Inclusionary housing may not be suitable in every type of housing market, but it can work in more places than many people realize. Inclusionary programs are tools for sharing the benefits of rising real estate values and, as a result, they are generally found in communities where prices are actually rising. In many parts of the United States, land prices are already very low, and rents and sales prices often would be too low to support affordable housing requirements even if the land were free. In these environments, policies that impose net costs on developers are unlikely to succeed (though some communities nonetheless require affordable housing in exchange for public subsidies).

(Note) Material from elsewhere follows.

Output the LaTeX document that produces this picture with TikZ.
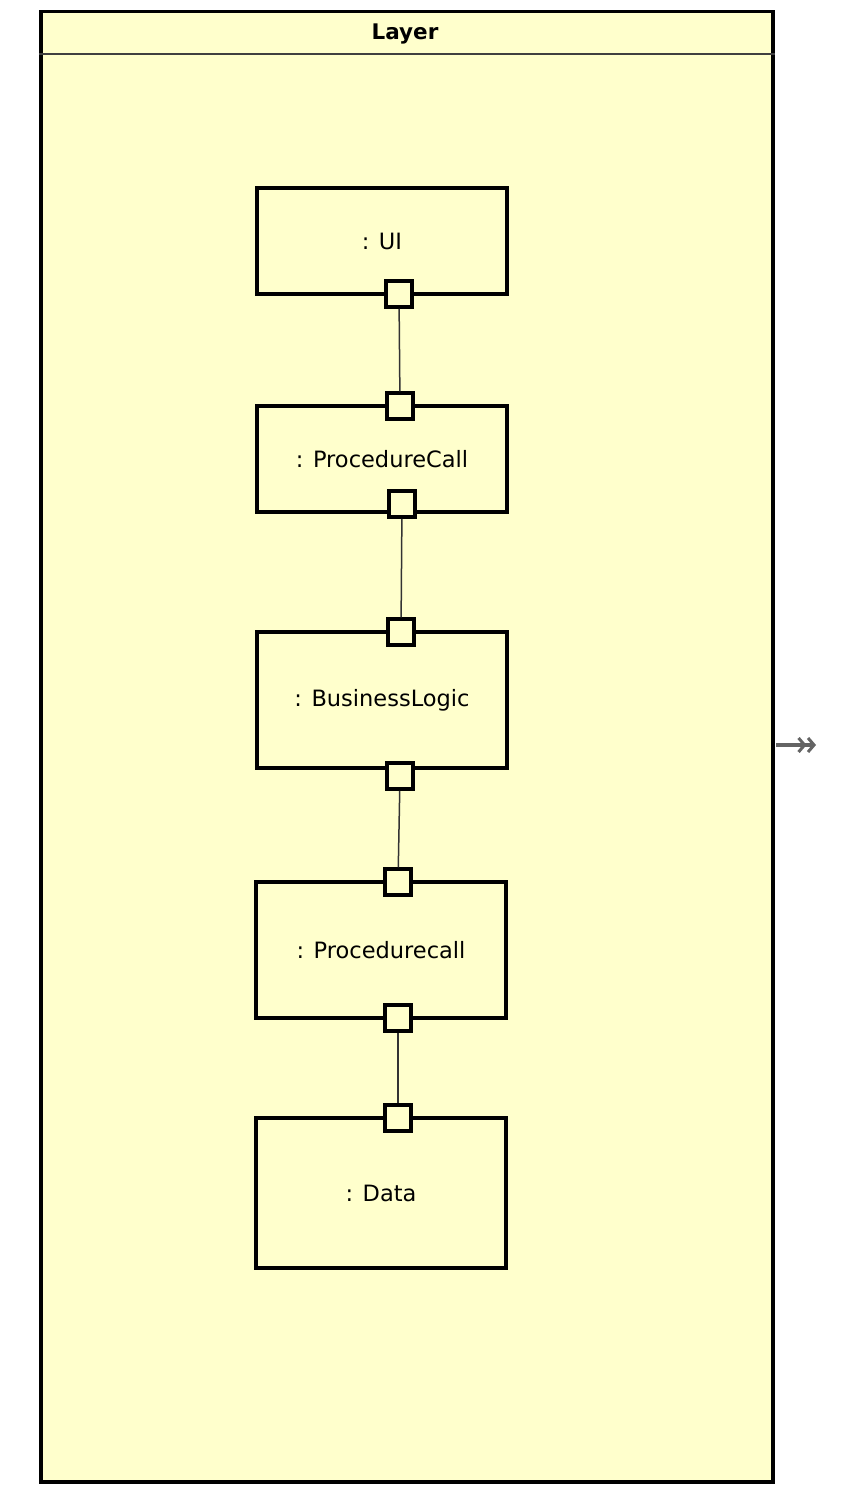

The communities where rising housing prices are a real and growing problem are quite diverse and plenty, and are not high-growth central cities like Seattle. In California, one third of inclusionary programs are located in small towns or rural areas. Wiener and Bandy* studied these smaller-town inclusionary programs and found that many were motivated by the influx of commuters or second homebuyers entering previously isolated housing markets. They described what happened when developers began building high-end homes for commuters in Ripon, California. As Ripon very quickly became one of the San Joaquin Valley’s most expensive communities, local residents became increasingly concerned about housing costs. Ripon’s leaders set a goal that 10 percent of all new housing would be affordable. As Wiener and Bandy* describe:
The willingness of small jurisdictions, especially small cities, to overcome local politics and take bold and decisive action to adopt inclusionary housing programs is often a derivative of scale. People know their neighbors. They directly feel the shortage of affordable housing. They know where the few remaining parcels of developable land are located. They know that the character of their communities is changing. And, they have access to their elected officials who work in the same work places, shop in the same stores, and send their kids to the same schools.
While inclusionary policies are clearly relevant in a very wide range of communities, the appropriate requirements can be very different from one market to another. In communities where higher density development is not practical, higher affordable housing requirements may not always be feasible but lower requirements may nonetheless be effective. San Clemente, California requires only 4 percent of new units to be affordable, but produced more than 600 affordable homes between 1999 and 2006.* Wiener and Bandy* also found that many smaller jurisdictions relied heavily on in-lieu fees and some set fees at very modest levels.
Smaller communities with inclusionary housing programs must address unique considerations, such as limited staff capacity and costs of administration. Outsourcing and multi-jurisdiction collaborations can make smaller programs easier to implement, but there are some localities where the benefits of an inclusionary housing policy will not adequately offset its costs.